In 1970, Farr recorded his second solo effort, Strange Fruit (CBS), which again featured members of Mighty Baby, as well as Richard Thompson. A UK single on CBS was released from the album which was called "Revolution of the Season" / "Old Man Boulder" with catalogue number S5430. His live performances were mainly limited to low-key folk music clubs, but due to his familial connection to promoter Rikki Farr, he was able to perform at the Isle of Wight Festival 1970, of which Rikki was the promoter.

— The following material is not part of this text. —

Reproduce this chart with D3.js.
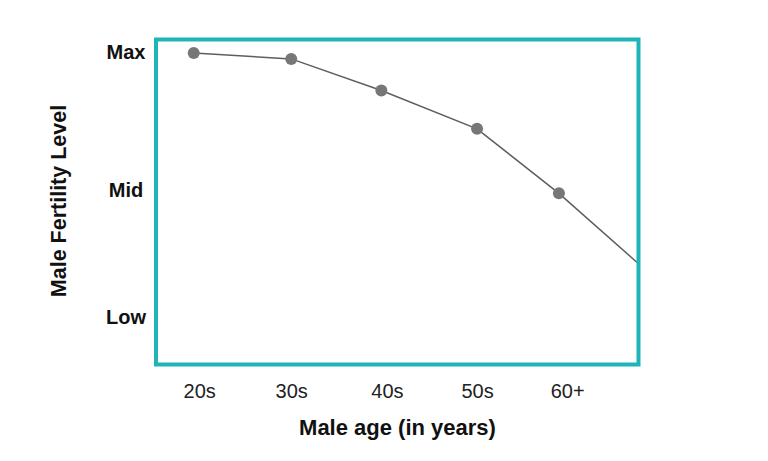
<!DOCTYPE html>
<html>
<head>
<meta charset="utf-8">
<script src="https://cdn.jsdelivr.net/npm/d3@7/dist/d3.min.js"></script>
<style>
  html, body { margin: 0; padding: 0; background: #fff; }
  svg { display: block; }
  text { font-family: "Liberation Sans", Arial, Helvetica, sans-serif; }
</style>
</head>
<body>
<svg id="chart" width="768" height="461"></svg>
<script>
// Data
const ages = [24.4, 35, 44.8, 55.2, 64.1, 72.6];
const levels = [99.4, 97.2, 85.3, 70.9, 46.6, 20.6];
const markerCount = 5; // last point is just the line continuing to the frame edge
const xTickValues = [25, 35, 45.4, 55.2, 65];
const xTickLabels = ["20s", "30s", "40s", "50s", "60+"];
const yTickValues = [0, 48, 100];
const yTickLabels = ["Low", "Mid", "Max"];

const svg = d3.select("#chart");
const frame = { left: 156, right: 638.5, top: 39.5, bottom: 364.5 };

const x = d3.scaleLinear().domain([20.3, 72.75]).range([frame.left, frame.right]);
const y = d3.scaleLinear().domain([-17.8, 104.5]).range([frame.bottom, frame.top]);

const pts = ages.map((a, i) => ({ age: a, level: levels[i] }));

svg.append("clipPath").attr("id", "clip")
  .append("rect")
  .attr("x", frame.left).attr("y", frame.top)
  .attr("width", frame.right - frame.left).attr("height", frame.bottom - frame.top);

const g = svg.append("g").attr("clip-path", "url(#clip)");

g.append("path")
  .datum(pts)
  .attr("fill", "none")
  .attr("stroke", "#5e5e5e")
  .attr("stroke-width", 1.5)
  .attr("d", d3.line().x(d => x(d.age)).y(d => y(d.level)));

g.selectAll("circle")
  .data(pts.slice(0, markerCount))
  .join("circle")
  .attr("cx", d => x(d.age))
  .attr("cy", d => y(d.level))
  .attr("r", 6)
  .attr("fill", "#777777");

// Frame
svg.append("rect")
  .attr("x", frame.left).attr("y", frame.top)
  .attr("width", frame.right - frame.left).attr("height", frame.bottom - frame.top)
  .attr("fill", "none")
  .attr("stroke", "#1fb5b8")
  .attr("stroke-width", 4);

// X axis ticks (labels only)
const xAxis = d3.axisBottom(x)
  .tickValues(xTickValues)
  .tickFormat((d, i) => xTickLabels[i])
  .tickSize(0)
  .tickPadding(0);
const xg = svg.append("g").attr("transform", "translate(0,384)").call(xAxis);
xg.select(".domain").remove();
xg.selectAll("text")
  .attr("font-family", "'Liberation Sans', Arial, sans-serif")
  .attr("font-size", 20)
  .attr("fill", "#222")
  .attr("dy", "0.68em");

// Y axis ticks (labels only, centered)
const yAxis = d3.axisLeft(y)
  .tickValues(yTickValues)
  .tickFormat((d, i) => yTickLabels[i])
  .tickSize(0)
  .tickPadding(0);
const yg = svg.append("g").attr("transform", "translate(126,0)").call(yAxis);
yg.select(".domain").remove();
yg.selectAll("text")
  .attr("font-family", "'Liberation Sans', Arial, sans-serif")
  .attr("font-size", 20)
  .attr("font-weight", "bold")
  .attr("fill", "#111")
  .attr("text-anchor", "middle")
  .attr("dy", "0.33em");

// Axis titles
svg.append("text")
  .attr("x", 397.5).attr("y", 435)
  .attr("text-anchor", "middle")
  .attr("font-size", 22)
  .attr("font-weight", "bold")
  .attr("fill", "#111")
  .text("Male age (in years)");

svg.append("text")
  .attr("transform", "translate(66,201) rotate(-90)")
  .attr("text-anchor", "middle")
  .attr("font-size", 21.5)
  .attr("font-weight", "bold")
  .attr("fill", "#111")
  .text("Male Fertility Level");
</script>
</body>
</html>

Still having no real success in his solo career, Farr was out of the music scene until 1973, when he recorded his third and final solo record, Addressed to the Censors of Love (ATCO). This album was the only one of his to be recorded in the United States and was produced by Jerry Wexler. One single, "Mexican Sun," was released from the album; the A-side was a stereo version of the track, and the B-side a mono version. Neither the single nor the album was a commercial success. Farr's career once again ground to a halt.

==Lion==
In 1980, Farr was back in the studio, this time accompanied by other musicians including Robin Le Mesurier and John Sinclair of Uriah Heep. Performing under the name Lion, Farr was in a band setting for the first time since the T-Bones broke up. One album was recorded and released by A&M Records under the Lion name: Running All Night. After this project failed to garner any attention, Farr retreated from the music business and moved to the United States.

== Later life ==
Toward the end of his life, Farr took up carpentry and continued writing and playing music on the side. He enjoyed bicycling as a hobby; after a particularly strenuous outing on his bicycle, he suffered a heart attack in Los Angeles, which resulted in his death, the exact date of which is unclear. One source reports the date as 29 July 1994, while another states 1 August 1994.